In This Kingdom of Dust, Dyer turns this on its head and explores a machine that, in reality went right, but fictionalises the micro and macro ramifications of ‘what-if’ it went wrong.

The 1969 moon landing is quite possibly the world’s biggest moment in history. ‘One giant leap for mankind’ is a phrase that many of us in adulthood know well, regardless of whether we were alive to watch it back then or not. The Apollo program was huge and despite its failures - it put 2 men on the moon. But the thing is, despite some hiccups, the mission was a success.
Buzz and Neil landed on the moon, did an EVA, and then the Lunar Module lifted them off the Moon to reunite with Mike in the Columbia, and they all returned to Earth as heroes.
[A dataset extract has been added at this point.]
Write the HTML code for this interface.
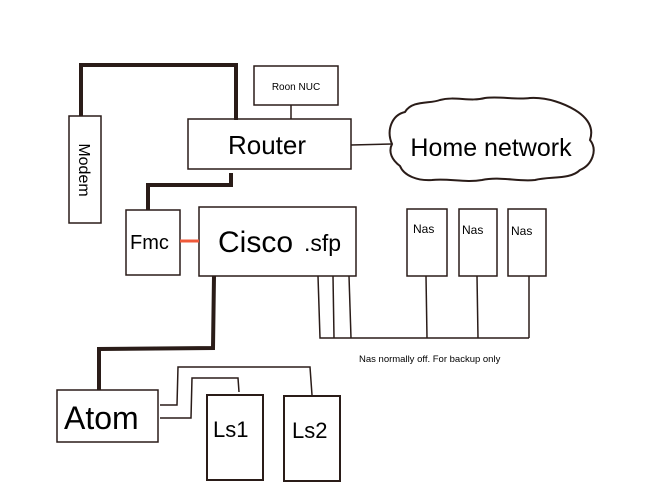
<!DOCTYPE html>
<html><head><style>
html,body{margin:0;padding:0;background:#fff;}
svg{display:block;}
text{font-family:"Liberation Sans",Arial,sans-serif;fill:#000;}
</style></head><body>
<svg width="666" height="500" viewBox="0 0 666 500" xmlns="http://www.w3.org/2000/svg">
<g fill="none" stroke="#2a1c18">
<polyline points="81,116 81,65 236,65 236,120" stroke-width="4"/>
<polyline points="231,173 231,185 148,185 148,210" stroke-width="4"/>
<polyline points="214,276 213,348 99,349 99,390" stroke-width="4"/>
<rect x="69" y="116" width="32" height="107" stroke-width="1.5"/>
<rect x="254" y="66" width="84" height="39" stroke-width="1.5"/>
<line x1="291" y1="105" x2="291" y2="119" stroke-width="1.5"/>
<rect x="188" y="119" width="163" height="50" stroke-width="1.5"/>
<rect x="126" y="210" width="54" height="65" stroke-width="1.5"/>
<rect x="199" y="207" width="157" height="69" stroke-width="1.5"/>
<rect x="407" y="209" width="40" height="67" stroke-width="1.5"/>
<rect x="459" y="209" width="38" height="67" stroke-width="1.5"/>
<rect x="508" y="209" width="38" height="67" stroke-width="1.5"/>
<rect x="57" y="390" width="101" height="52" stroke-width="1.5"/>
<rect x="207" y="395" width="56" height="85" stroke-width="2"/>
<rect x="284" y="396" width="56" height="85" stroke-width="2"/>
<polyline points="318,276 320,338 529,338" stroke-width="1.5"/>
<line x1="333" y1="276" x2="334" y2="338" stroke-width="1.5"/>
<line x1="349" y1="276" x2="351" y2="338" stroke-width="1.5"/>
<line x1="426" y1="276" x2="427" y2="338" stroke-width="1.5"/>
<line x1="477" y1="276" x2="478" y2="338" stroke-width="1.5"/>
<line x1="529" y1="276" x2="529" y2="338" stroke-width="1.5"/>
<polyline points="160,405 177,405 178,367 310,367 312,395" stroke-width="1.5"/>
<polyline points="160,418 191,418 192,378 238,378 239,392" stroke-width="1.5"/>
<line x1="351" y1="145" x2="392" y2="144" stroke-width="1.5"/>
<path d="M392,144 C386,130 392,115 405,112 C412,100 430,104 440,100 C455,96 470,102 485,98 C500,96 515,100 530,98 C548,97 565,104 575,110 C588,118 594,128 590,140 C598,150 592,165 580,170 C570,180 550,176 535,180 C518,182 500,176 482,180 C465,183 448,178 432,180 C418,181 404,176 400,166 C392,160 388,152 392,144 Z" stroke-width="2"/>
</g>
<line x1="180" y1="241" x2="199" y2="241" stroke="#f05a3a" stroke-width="3"/>
<text x="0" y="0" font-size="16" transform="translate(79,170) rotate(90)" text-anchor="middle">Modem</text>
<text x="296" y="90" font-size="10" text-anchor="middle">Roon NUC</text>
<text x="267" y="154" font-size="26" text-anchor="middle">Router</text>
<text x="491" y="156" font-size="25" text-anchor="middle">Home network</text>
<text x="130" y="249" font-size="20">Fmc</text>
<text x="218" y="252" font-size="30">Cisco</text>
<text x="304" y="251" font-size="23">.sfp</text>
<text x="413" y="233" font-size="12">Nas</text>
<text x="462" y="234" font-size="12">Nas</text>
<text x="511" y="235" font-size="12">Nas</text>
<text x="359" y="362" font-size="9.5">Nas normally off. For backup only</text>
<text x="64" y="429" font-size="32">Atom</text>
<text x="213" y="437" font-size="22">Ls1</text>
<text x="292" y="438" font-size="22">Ls2</text>
</svg>
</body></html>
But, what if it didn’t. What if something - a single point of failure - failed, and there was no way to fix it?

Dyer shows his excellent research skills once more and through the eyes of a fictional journalist named Aquarius (a nod to Norman Mailer), Buzz, his wife Joan, and Neil, the reader explores such a failure and learns about the human, mechanical, and humanity reactions to a moon landing disaster, or more accurately a moon ascension disaster and the very real Protocol/contingency - Unbeknownst to many - for this very event. And let me assure you, it was no The Martian/Mark Watney ‘Bring him Home’ moment.

Hearing Dyer talk about this book at the recent Queenscliffe Literary Festival, it became clear that he added numerous parallels, symmetries, and positions but the one that resonates with me the most is the hopelessness, of slowly suffocating - as an astrowife and deprived of oxygen - and there’s nothing that anyone can do about it.

Many thanks to David Dyer, Penguin Random House Australia, and NetGalley for an arc of this fascinating historical fiction story. I eagerly await to see what after comes up with next.